Problems in the Descriptive Mode

Four-item list entitled Mental Work Cited

Author: 

Laura Thain

Image Credit: 

Screenshot from Sh#$ My Students Write


Although teaching a descriptive unit is an essential foundation for good writing, many instructors find summary tedious to teach, and especially difficult to present to students in interesting, innovative ways.  In my class, we learn how to adopt the descriptive mode as historiography, giving students a chance to both practice good summary and question the processes by which summary is produced and presented in a common rhetorical context.   Nonetheless, students are usually anxious to move on to analysis as we wrap up the first unit.

Aside from just tending toward dreariness, unfortunately, at least in my experience, descriptive units also tend to have the highest instance of plagiarism, despite the fact that the skill instructors expect students to demonstrate—clear, cogent summary—is arguably the easiest rhetorical mode to grasp in lower-level rhetoric and writing classes.  Certainly, most students will understand summary quickly, and many also tend to rely heavily on summary when analyzing or evaluating the merits of an argument.   Why is it, then, that incidents of plagiarism are highest when the performative bar is lowest?  Is there a correlation between the assignment difficulty and academic dishonesty?  In other words, how much credence can we give to arguments that plagiarism is an act of desperation or the result of an overworked, overtaxed cohort of undergraduates?

I think we might find better answers by addressing lack of interest and lack of engagment. Bad information tracking often leads to students passing off something they’ve read as common knowledge, which is less of an attribute of a digital generation of students than it is of a digital generation of enforcers.  Common knowledge has always been a tricky concept to define: The University of Texas’ academic dishonesty policy clearly states that “common knowledge” (things, of course, that require no citation) is a flexible category, and that what constitutes common knowledge 

often depend[s] on the context, such as the academic discipline of a particular course or the writer's field of study orprofession. For example, what is considered common knowledge for an academic journal may not hold true for an undergraduate composition course.

But instructors with digital searching tools can now easily identify the source of uncited information through a simple Google search.  Siphoning out “common” from “uncommon” knowledge before the Boolean search was nearly impossible, and so more often, marginal comments would read “source?” rather than “plagiarized.” 

And what is “common knowledge” to students writing outside of their home discipline?  Introductory rhetoric courses contain students that have benefitted least from common core curricula or standards of academic performance because they have experienced neither broad university-level writing training nor share specific disciplinary training.  Classroom diversity in terms of socioeconomic, educational, and language background is a given in most classrooms (at least, in universities that cultivate a diverse student body), but diversity of disciplinary training is an attribute mostly of lower-level or general-curriculum courses.
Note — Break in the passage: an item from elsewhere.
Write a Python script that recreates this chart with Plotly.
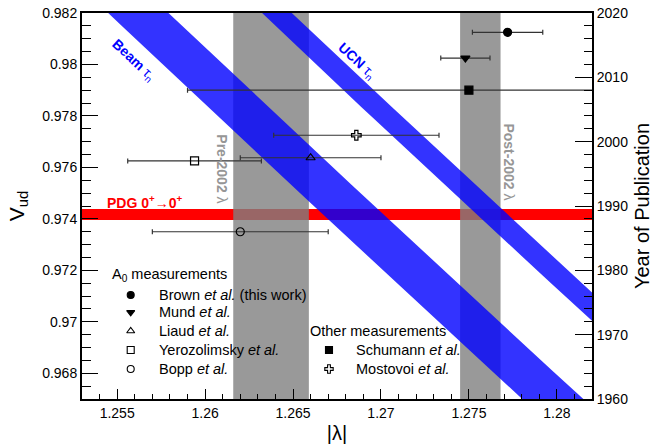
import numpy as np
import plotly.graph_objects as go

# ---------------- data ----------------
a0_names = ["Brown <i>et al.</i> (this work)", "Mund <i>et al.</i>", "Liaud <i>et al.</i>",
            "Yerozolimsky <i>et al.</i>", "Bopp <i>et al.</i>"]
a0_lambda = [1.2772, 1.2748, 1.2660, 1.2594, 1.2620]
a0_lambda_err = [0.0020, 0.0014, 0.0040, 0.0038, 0.0050]
a0_year = [2017, 2013, 1997.5, 1997, 1986]
a0_symbols = ["circle", "triangle-down", "triangle-up-open", "square-open", "circle-open"]

other_names = ["Schumann <i>et al.</i>", "Mostovoi <i>et al.</i>"]
other_lambda = [1.2750, 1.2686]
other_lambda_err = [0.0160, 0.0047]
other_year = [2008, 2001]
other_symbols = ["square", "cross-open"]

# neutron lifetime bands (s) -> Vud = sqrt(K / (tau (1 + 3 lambda^2)))
K_const = 4913.0
tau_beam, tau_beam_err = 888.5, 2.0
tau_ucn, tau_ucn_err = 879.4, 1.0

pdg_vud, pdg_vud_err = 0.97417, 0.00021
pre2002_lambda = [1.2616, 1.2659]
post2002_lambda = [1.2745, 1.2768]

x_ticks = [1.255, 1.26, 1.265, 1.27, 1.275, 1.28]
x_ticktext = ["1.255", "1.26", "1.265", "1.27", "1.275", "1.28"]
y_ticks = [0.968, 0.97, 0.972, 0.974, 0.976, 0.978, 0.98, 0.982]
y_ticktext = ["0.968", "0.97", "0.972", "0.974", "0.976", "0.978", "0.98", "0.982"]
year_ticks = [1960, 1970, 1980, 1990, 2000, 2010, 2020]

FONT = "Liberation Sans, Arial, Helvetica, sans-serif"

fig = go.Figure()

# ---------------- lifetime bands ----------------
lam_grid = np.linspace(1.245, 1.29, 80)


def vud(tau, lam):
    return np.sqrt(K_const / (tau * (1 + 3 * lam ** 2)))


for tau, err in [(tau_beam, tau_beam_err), (tau_ucn, tau_ucn_err)]:
    upper = vud(tau - err, lam_grid)
    lower = vud(tau + err, lam_grid)
    fig.add_trace(go.Scatter(
        x=np.concatenate([lam_grid, lam_grid[::-1]]),
        y=np.concatenate([upper, lower[::-1]]),
        fill="toself", fillcolor="rgba(0,0,255,0.8)", line=dict(width=0),
        mode="lines", hoverinfo="skip", showlegend=False, xaxis="x", yaxis="y"))

# ---------------- shapes: PDG and grey bands ----------------
shapes = [
    dict(type="rect", xref="x domain", yref="y", x0=0, x1=1,
         y0=pdg_vud - pdg_vud_err, y1=pdg_vud + pdg_vud_err,
         fillcolor="rgb(255,0,0)", line=dict(width=0), layer="below"),
    dict(type="rect", xref="x", yref="y domain", x0=pre2002_lambda[0], x1=pre2002_lambda[1],
         y0=0, y1=1, fillcolor="rgba(127,127,127,0.8)", line=dict(width=0), layer="below"),
    dict(type="rect", xref="x", yref="y domain", x0=post2002_lambda[0], x1=post2002_lambda[1],
         y0=0, y1=1, fillcolor="rgba(127,127,127,0.8)", line=dict(width=0), layer="below"),
]

# ---------------- data points ----------------
def add_points(lams, errs, years, symbols):
    for l, e, yr, s in zip(lams, errs, years, symbols):
        fig.add_trace(go.Scatter(
            x=[l], y=[yr], mode="markers", xaxis="x", yaxis="y2",
            marker=dict(symbol=s, size=8, color="black",
                        line=dict(color="black", width=1.2)),
            error_x=dict(type="data", array=[e], color="#333333", thickness=1.2, width=2.5),
            showlegend=False, hoverinfo="skip"))


add_points(a0_lambda, a0_lambda_err, a0_year, a0_symbols)
add_points(other_lambda, other_lambda_err, other_year, other_symbols)

# ---------------- legend (hidden unit axes) ----------------
leg_x1, leg_x2 = 0.0955, 0.4843
leg_rows = [0.2694, 0.2246, 0.1762, 0.1269, 0.0777]
fig.add_trace(go.Scatter(
    x=[leg_x1] * 5, y=leg_rows, mode="markers", xaxis="x3", yaxis="y3",
    marker=dict(symbol=a0_symbols, size=7, color="black", line=dict(color="black", width=1.1)),
    showlegend=False, hoverinfo="skip"))
fig.add_trace(go.Scatter(
    x=[leg_x2] * 2, y=leg_rows[3:], mode="markers", xaxis="x3", yaxis="y3",
    marker=dict(symbol=other_symbols, size=7, color="black", line=dict(color="black", width=1.1)),
    showlegend=False, hoverinfo="skip"))

annotations = []
lf = dict(family=FONT, size=14.5, color="black")
annotations.append(dict(xref="paper", yref="paper", x=0.0549, y=0.3212, xanchor="left",
                        yanchor="middle", text="A<sub>0</sub> measurements", showarrow=False, font=lf))
for name, yy in zip(a0_names, leg_rows):
    annotations.append(dict(xref="paper", yref="paper", x=0.1465, y=yy, xanchor="left",
                            yanchor="middle", text=name, showarrow=False, font=lf))
annotations.append(dict(xref="paper", yref="paper", x=0.4437, y=0.1762, xanchor="left",
                        yanchor="middle", text="Other measurements", showarrow=False, font=lf))
for name, yy in zip(other_names, leg_rows[3:]):
    annotations.append(dict(xref="paper", yref="paper", x=0.5333, y=yy, xanchor="left",
                            yanchor="middle", text=name, showarrow=False, font=lf))

# band labels
annotations += [
    dict(x=1.25590, y=0.98017, xref="x", yref="y", text="<b>Beam</b> τ<sub>n</sub>", textangle=43,
         showarrow=False, font=dict(family=FONT, size=14, color="rgb(0,0,255)")),
    dict(x=1.26860, y=0.98013, xref="x", yref="y", text="<b>UCN</b> τ<sub>n</sub>", textangle=43,
         showarrow=False, font=dict(family=FONT, size=14, color="rgb(0,0,255)")),
    dict(x=1.25433, y=0.97467, xref="x", yref="y", xanchor="left",
         text="<b>PDG 0<sup>+</sup>→0<sup>+</sup></b>",
         showarrow=False, font=dict(family=FONT, size=14, color="rgb(255,0,0)")),
    dict(x=1.26094, y=0.97594, xref="x", yref="y", text="<b>Pre-2002</b> λ", textangle=90,
         showarrow=False, font=dict(family=FONT, size=14, color="rgb(150,150,150)")),
    dict(x=1.27730, y=0.97622, xref="x", yref="y", text="<b>Post-2002</b> λ", textangle=90,
         showarrow=False, font=dict(family=FONT, size=14, color="rgb(150,150,150)")),
]

tickfont = dict(family=FONT, size=14, color="black")
fig.update_layout(
    width=656, height=444,
    margin=dict(l=82, r=64, t=13, b=45, pad=0, autoexpand=False),
    paper_bgcolor="white", plot_bgcolor="white",
    showlegend=False,
    shapes=shapes, annotations=annotations,
    xaxis=dict(range=[1.253, 1.282], tickmode="array", tickvals=x_ticks, ticktext=x_ticktext,
               ticks="inside", ticklen=10, tickwidth=1, tickcolor="black", automargin=False,
               minor=dict(tickmode="linear", tick0=1.255, dtick=0.001, ticks="inside",
                          ticklen=5, tickwidth=1, tickcolor="black"),
               showline=True, linewidth=2, linecolor="black", mirror=True,
               showgrid=False, zeroline=False, tickfont=tickfont,
               title=dict(text="|λ|", font=dict(family=FONT, size=20, color="black"), standoff=6)),
    yaxis=dict(range=[0.967, 0.982], tickmode="array", tickvals=y_ticks, ticktext=y_ticktext,
               ticks="inside", ticklen=16, tickwidth=1, tickcolor="black", automargin=False,
               minor=dict(tickmode="linear", tick0=0.968, dtick=0.0005, ticks="inside",
                          ticklen=9, tickwidth=1, tickcolor="black"),
               showline=True, linewidth=2, linecolor="black",
               showgrid=False, zeroline=False, tickfont=tickfont,
               title=dict(text="V<sub>ud</sub>", font=dict(family=FONT, size=21, color="black"),
                          standoff=12)),
    yaxis2=dict(range=[1960, 2020], overlaying="y", side="right", anchor="x",
                tickmode="array", tickvals=year_ticks, automargin=False,
                ticks="inside", ticklen=17, tickwidth=1, tickcolor="black",
                minor=dict(tickmode="linear", tick0=1960, dtick=2, ticks="inside",
                           ticklen=8, tickwidth=1, tickcolor="black"),
                showline=True, linewidth=2, linecolor="black",
                showgrid=False, zeroline=False, tickfont=tickfont,
                title=dict(text="Year of Publication", font=dict(family=FONT, size=20, color="black"),
                           standoff=8)),
    xaxis3=dict(range=[0, 1], overlaying="x", visible=False, anchor="y3", automargin=False),
    yaxis3=dict(range=[0, 1], overlaying="y", visible=False, anchor="x3", automargin=False),
)

fig.write_html("out.html", config={"displayModeBar": False, "staticPlot": True},
               post_script="document.body.style.margin='0px';document.body.style.overflow='hidden';")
The instructor is faced with a dilemma when making choices about teaching foundational skills to classrooms with extremely mixed needs.  The instructor often finds him or herself ethically obligated to teach to the lowest level of student skill, with the unfortunate potential side effect of losing the interest of other student contingents.  

While summarizing might be a basic skill, avoiding plagiarism is certainly more nuanced.  As Rebecca Moore Howard argues, the line between paraphrase and plagiarism is subjective.  (Howard’s own syllabi argues that “patchwriting,” or “copying from a source text and then deleting some words, altering grammatical structures, or plugging in one-for-one synonym-substitutes” does not constitute plagiarism, but merely “poor writing.”)  Common knowledge is also a subjective, context-dependent category.  In other common plagiarism situations, such as the presentation of direct quotations as paraphrase with the appropriate in-page citation, the intent of the student is often unclear.

Many pedagogical resources on the internet suggest ways to present this nuance--acknowledging the nuances of plagiarism and engaging in meta-teaching, emphasizing building scholarly ethos, spending more classroom time on concrete examples of plagiarism, discussing the changing face of intellectual property in the digital age to clear up confusion about authorship, etc.   But not many professors or instructors address the issues I’ve just highlighted above: that loss of interest while teaching critical skills can prevent some students who can easily understand the nuances of plagiarism from paying any attention to them.  The assumption of knowledge can foreclose the possibility of understanding in this case. 

I’d like to then posit that the most effective strategy for avoiding plagiarism is not an instructor’s presentation of knowledge but his or her insistence on engagement with that knowledge.  Testing students on subtler forms of plagiarism for a nominal grade encourages engagement with the material that even the most eloquent academic honesty policy does not.  This will do nothing to deter malicious plagiarism—buying papers, colluding on papers, or copy-and-pasting papers—but these instances of plagiarism are far less common.   A simple, tested response to common issues of plagiarism, even one given at the beginning of each new unit, might do wonders in decreasing plagiarism incidents without forcing the instructor to assume a policing stance.